A la Fac, nous, étudiants et enseignants sommes en grève formellement depuis déjà plusieurs jours. Certes les cours ont cessé, cependant dans certaines matières on se met à étudier « autrement », et je trouve cela très intéressant. En particulier je découvre des aspects insoupçonnés (par moi) de la logique mathématique. On confronte nos points de vue sur l’usage des « mathématiques modernes ». La mode de l’époque est de vouloir généraliser dans l’enseignement secondaire, voire primaire ( !), un système de notations abstraites soi-disant universel, nommé « théorie des ensembles [[i]] » pour le grand public. Les questions que nous posons, qui font débat depuis quelques années et le feront encore longtemps, est de savoir si on peut enseigner « directement » des savoirs et raisonnements abstraits chez des jeunes ou des moins jeunes sans les ancrer sur des pratiques concrètes préalables. On discute aussi de l’enseignement de l’informatique, qui n’est présent dans notre licence que par le biais de l’analyse numérique sous forme de programmes informatique en ALGOL. On réclame des suppléments sur l’histoire des mathématiques, le chapitre sur les mathématiques arabes nous ayant ouvert des horizons vers des sciences humaines. On le voit, la grève n’est pas pour nous synonyme d’oisiveté. Au contraire les échanges, de plus en plus actifs, dépassent le cadre des programmes initialement fixés. Et puisque ces questions nous passionnent on ne peut que remettre en question les méthodes et l’efficacité de l’enseignement traditionnel.
Bref, nous sommes de plus en plus persuadés qu’il faut réformer en profondeur tout l’enseignement des mathématiques. Et à quelques-uns nous nous mettons au travail (!), nous formons rapidement un petit groupe qui s’intéresse à la logique, sous la houlette d’un enseignant. Nous nous voulons « ouverts », près à intégrer des éléments venus d’autres disciplines.
Beaucoup de portes s’ouvrent, on essaye d’échanger, on se découvre les uns les autres.
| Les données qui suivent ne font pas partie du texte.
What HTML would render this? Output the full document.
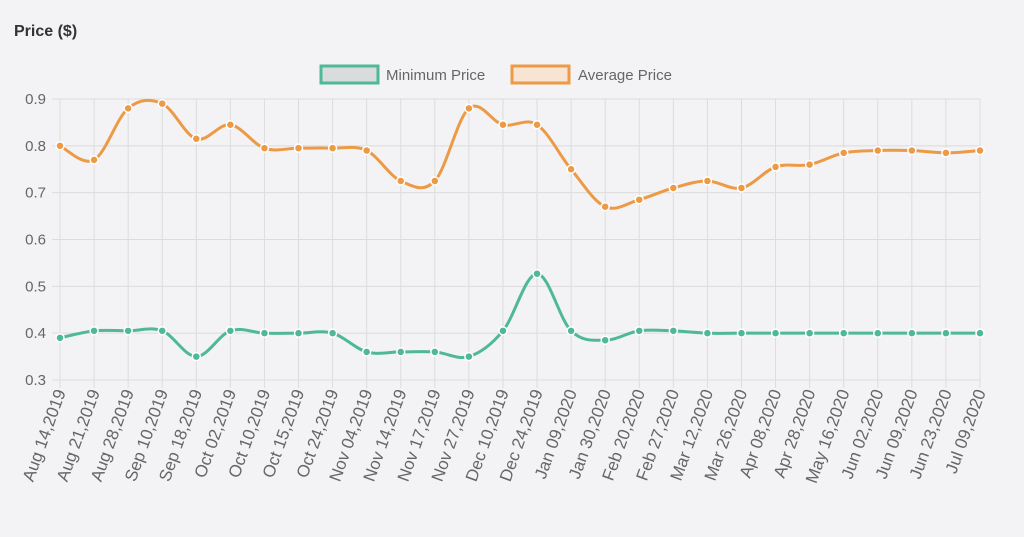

Yves m’invite à visiter le labo d’optique. Il me présente un gros laser refroidi à l’eau appelé le grand Shadock car le circuit fuit, il faut pomper [[ii]]. Le labo est situé près du secrétariat de Mathématiques, mais les portes, jusqu’à maintenant, restaient fermées, étanches … contre les « débordements » des disciplines scientifiques.
Dans la rue, dans les transports, des gens qui ne se connaissent pas commencent à se dire bonjour, à discuter des « événements ». Devant les difficultés de transport, des gens s’entraident …
Je suis quand même très inquiet : les dates des examens approchent, de longue date prévus les 4 et 5 juin prochain…
Marc
- lien vers le premier épisode de la série #MonMai68
- lien vers le deuxième épisode de la série #MonMai68
- lien vers le troisième épisode de la série #MonMai68
- lien vers le quatrième épisode de la série #MonMai68
- lien vers le cinquième épisode de la série #MonMai68
- lien vers le sixième épisode de la série #MonMai68
[i] Il s’agit tout au plus de manipuler des concepts booléens. Les théories des ensembles sont en réalité des constructions abstraites assez complexes qui posent des questions épistémologiques de fondement des mathématiques.
[ii] Depuis fin avril la télé (il n’y a qu’une seule chaîne, elle peut diffuser en couleurs depuis quelques mois mais il y a encore très peu de récepteurs couleurs) diffuse « les Shadocks », une série d’animation qui connait immédiatement un grand succès. Et les shadocks pompaient. Nous n’avons pas la télé à la maison, mais j’essaye de me trouver soit chez ma grand-mère, soit chez mes beaux-parents le soir à l’heure de la diffusion pour ne pas rater les shadocks.